I've heard about new kind of DDOS where ntp is used for reflection .
My questions are really simple :
Can you please give details on how they work and clarify? Since ntp is ran over UDP, I suppose there must be some kind of forged packet somewhere?
How is it possible to exhaustively check if some ntp server are vulnerable (and can't be involved in any attack)?
If ever we become the target of such attack, is there any way to mitigate?
As this kind of attack has been widely used in 2014, here are a few more details :
- You can find more information ont this cve.
- "Yesterday evening 01/30/2014, starting at 22:15 CET, Witbe network in Paris has been seriously affected by a Distributed Denial of Service (DDOS) attack using NTP amplification."
- Ouch, 350Gpbs, that hurts http://www.itnews.com.au/News/372033,worlds-largest-ddos-strikes-us-europe.aspx
- Generic behaviour about ddos can be found here : I am under DDoS. What can I do?

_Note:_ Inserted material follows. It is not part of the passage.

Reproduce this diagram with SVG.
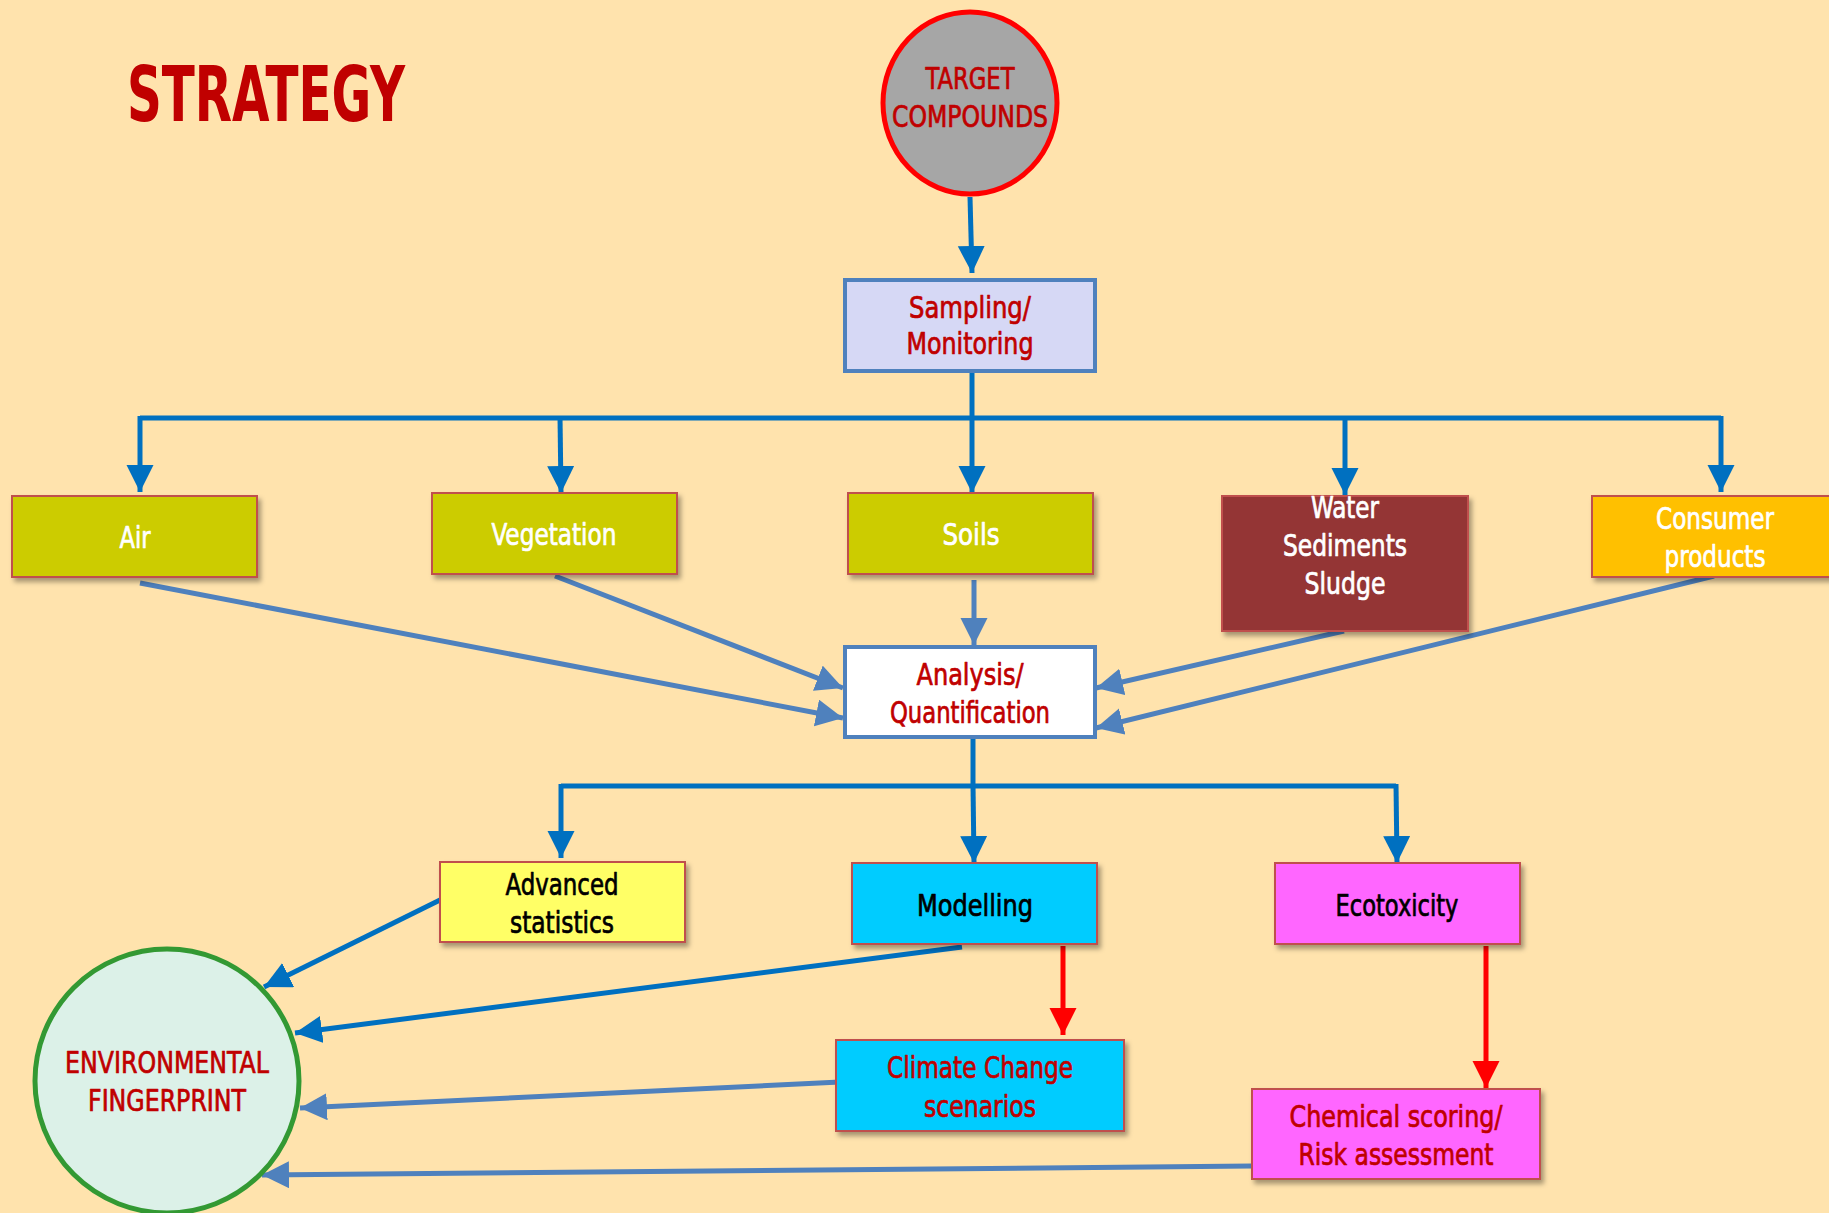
<svg xmlns="http://www.w3.org/2000/svg" width="1829" height="1213" viewBox="0 0 1829 1213">
<style>
text{font-family:"Liberation Sans Narrow","DejaVu Sans Condensed","Liberation Sans",sans-serif;text-anchor:middle;font-size:30px;stroke-width:0.7px;stroke-linejoin:round}
.red{fill:#c00000;stroke:#c00000}
.wht{fill:#ffffff;stroke:#ffffff}
.blk{fill:#000000;stroke:#000000}
.title{font-size:76px;font-weight:bold;stroke:none}
.box{stroke:#c0504d;stroke-width:2;filter:url(#sh)}
.c1{fill:none;stroke:#0070c0;stroke-width:5}
.c2{fill:none;stroke:#4f81bd;stroke-width:5}
.c3{fill:none;stroke:#ff0000;stroke-width:5}
</style>
<defs>
<filter id="sh" x="-10%" y="-10%" width="130%" height="140%">
<feDropShadow dx="3" dy="4" stdDeviation="2.5" flood-color="#000" flood-opacity="0.35"/>
</filter>
<marker id="a1" markerUnits="userSpaceOnUse" markerWidth="28" markerHeight="28" refX="27" refY="13.5" orient="auto"><path d="M0,0 L27,13.5 L0,27 z" fill="#0070c0"/></marker>
<marker id="a2" markerUnits="userSpaceOnUse" markerWidth="28" markerHeight="28" refX="27" refY="13.5" orient="auto"><path d="M0,0 L27,13.5 L0,27 z" fill="#4f81bd"/></marker>
<marker id="a3" markerUnits="userSpaceOnUse" markerWidth="28" markerHeight="28" refX="27" refY="13.5" orient="auto"><path d="M0,0 L27,13.5 L0,27 z" fill="#ff0000"/></marker>
</defs>
<rect x="0" y="0" width="1829" height="1213" fill="#ffe3ad"/>
<text x="266" y="121" class="red title" textLength="278" lengthAdjust="spacingAndGlyphs">STRATEGY</text>

<g id="connectors">
<path class="c1" d="M970,197 L972,273" marker-end="url(#a1)"/>
<path class="c1" d="M972,371 L972,418"/>
<path class="c1" d="M140,418 L1721,418"/>
<path class="c1" d="M140,416 L140,492" marker-end="url(#a1)"/>
<path class="c1" d="M560,416 L561,493" marker-end="url(#a1)"/>
<path class="c1" d="M972,416 L972,493" marker-end="url(#a1)"/>
<path class="c1" d="M1345,416 L1345,495" marker-end="url(#a1)"/>
<path class="c1" d="M1721,416 L1721,492" marker-end="url(#a1)"/>
<path class="c2" d="M140,583 L843,718" marker-end="url(#a2)"/>
<path class="c2" d="M555,576 L843,688" marker-end="url(#a2)"/>
<path class="c2" d="M974,580 L974,645" marker-end="url(#a2)"/>
<path class="c2" d="M1344,631 L1096,688" marker-end="url(#a2)"/>
<path class="c2" d="M1714,576 L1096,728" marker-end="url(#a2)"/>
<path class="c1" d="M973,738 L973,786"/>
<path class="c1" d="M561,786 L1396,786"/>
<path class="c1" d="M561,784 L561,858" marker-end="url(#a1)"/>
<path class="c1" d="M973,784 L974,863" marker-end="url(#a1)"/>
<path class="c1" d="M1396,784 L1397,863" marker-end="url(#a1)"/>
<path class="c1" d="M440,900 L264,987" marker-end="url(#a1)"/>
<path class="c1" d="M962,947 Q620,990 295,1033" marker-end="url(#a1)"/>
<path class="c2" d="M840,1082 L300,1108" marker-end="url(#a2)"/>
<path class="c2" d="M1252,1166 L262,1175" marker-end="url(#a2)"/>
<path class="c3" d="M1063,946 L1063,1035" marker-end="url(#a3)"/>
<path class="c3" d="M1486,946 L1486,1088" marker-end="url(#a3)"/>
</g>

<g id="target">
<ellipse cx="970" cy="103" rx="87" ry="91" fill="#a6a6a6" stroke="#ff0000" stroke-width="5"/>
<text x="970" y="89" class="red" textLength="89" lengthAdjust="spacingAndGlyphs">TARGET</text>
<text x="970" y="127" class="red" textLength="156" lengthAdjust="spacingAndGlyphs">COMPOUNDS</text>
</g>

<g id="sampling">
<rect x="845" y="280" width="250" height="91" fill="#d6d8f5" stroke="#4f81bd" stroke-width="4"/>
<text x="970" y="318" class="red" textLength="122" lengthAdjust="spacingAndGlyphs">Sampling/</text>
<text x="970" y="354" class="red" textLength="127" lengthAdjust="spacingAndGlyphs">Monitoring</text>
</g>

<g id="air">
<rect class="box" x="12" y="496" width="245" height="81" fill="#cccc00"/>
<text x="135" y="548" class="wht" textLength="31" lengthAdjust="spacingAndGlyphs">Air</text>
</g>
<g id="vegetation">
<rect class="box" x="432" y="493" width="245" height="81" fill="#cccc00"/>
<text x="554" y="545" class="wht" textLength="125" lengthAdjust="spacingAndGlyphs">Vegetation</text>
</g>
<g id="soils">
<rect class="box" x="848" y="493" width="245" height="81" fill="#cccc00"/>
<text x="971" y="545" class="wht" textLength="57" lengthAdjust="spacingAndGlyphs">Soils</text>
</g>
<g id="water">
<rect class="box" x="1222" y="496" width="246" height="135" fill="#943634"/>
<text x="1345" y="518" class="wht" textLength="68" lengthAdjust="spacingAndGlyphs">Water</text>
<text x="1345" y="556" class="wht" textLength="124" lengthAdjust="spacingAndGlyphs">Sediments</text>
<text x="1345" y="594" class="wht" textLength="81" lengthAdjust="spacingAndGlyphs">Sludge</text>
</g>
<g id="consumer">
<rect class="box" x="1592" y="496" width="250" height="81" fill="#ffc000"/>
<text x="1715" y="529" class="wht" textLength="118" lengthAdjust="spacingAndGlyphs">Consumer</text>
<text x="1715" y="567" class="wht" textLength="101" lengthAdjust="spacingAndGlyphs">products</text>
</g>

<g id="analysis">
<rect x="845" y="647" width="250" height="90" fill="#ffffff" stroke="#4f81bd" stroke-width="4"/>
<text x="970" y="685" class="red" textLength="107" lengthAdjust="spacingAndGlyphs">Analysis/</text>
<text x="970" y="723" class="red" textLength="160" lengthAdjust="spacingAndGlyphs">Quantification</text>
</g>

<g id="advanced">
<rect class="box" x="440" y="862" width="245" height="80" fill="#ffff66"/>
<text x="562" y="895" class="blk" textLength="113" lengthAdjust="spacingAndGlyphs">Advanced</text>
<text x="562" y="933" class="blk" textLength="104" lengthAdjust="spacingAndGlyphs">statistics</text>
</g>
<g id="modelling">
<rect class="box" x="852" y="863" width="245" height="81" fill="#00ccff"/>
<text x="975" y="916" class="blk" textLength="116" lengthAdjust="spacingAndGlyphs">Modelling</text>
</g>
<g id="ecotoxicity">
<rect class="box" x="1275" y="863" width="245" height="81" fill="#ff66ff"/>
<text x="1397" y="916" class="blk" textLength="123" lengthAdjust="spacingAndGlyphs">Ecotoxicity</text>
</g>
<g id="climate">
<rect class="box" x="836" y="1040" width="288" height="91" fill="#00ccff"/>
<text x="980" y="1078" class="red" textLength="186" lengthAdjust="spacingAndGlyphs">Climate Change</text>
<text x="980" y="1117" class="red" textLength="112" lengthAdjust="spacingAndGlyphs">scenarios</text>
</g>
<g id="chemical">
<rect class="box" x="1252" y="1089" width="288" height="90" fill="#ff66ff"/>
<text x="1396" y="1127" class="red" textLength="213" lengthAdjust="spacingAndGlyphs">Chemical scoring/</text>
<text x="1396" y="1165" class="red" textLength="195" lengthAdjust="spacingAndGlyphs">Risk assessment</text>
</g>

<g id="fingerprint">
<ellipse cx="167" cy="1081" rx="132" ry="132" fill="#dcf1e8" stroke="#339933" stroke-width="5"/>
<text x="167" y="1073" class="red" textLength="204" lengthAdjust="spacingAndGlyphs">ENVIRONMENTAL</text>
<text x="167" y="1111" class="red" textLength="158" lengthAdjust="spacingAndGlyphs">FINGERPRINT</text>
</g>
</svg>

- Bbc talks about ntp attacks : http://www.bbc.com/news/technology-26662051
- One more question : If I record correctly, openntpd listens by default on 127.0.0.1 and ntpd listens on 0.0.0.0 - I'm not really sure if all ntp servers involved in reflection ddos needed to serve time publically - Merely, I think some unskilled sysadmins installed ntp to synchronize time locally and left default configuration files.
A simple way to prevent and mitigate this kind of problem would be to listen on 127.0.0.1 by default? I guess this is true for any service (bind9, mysql, ...)?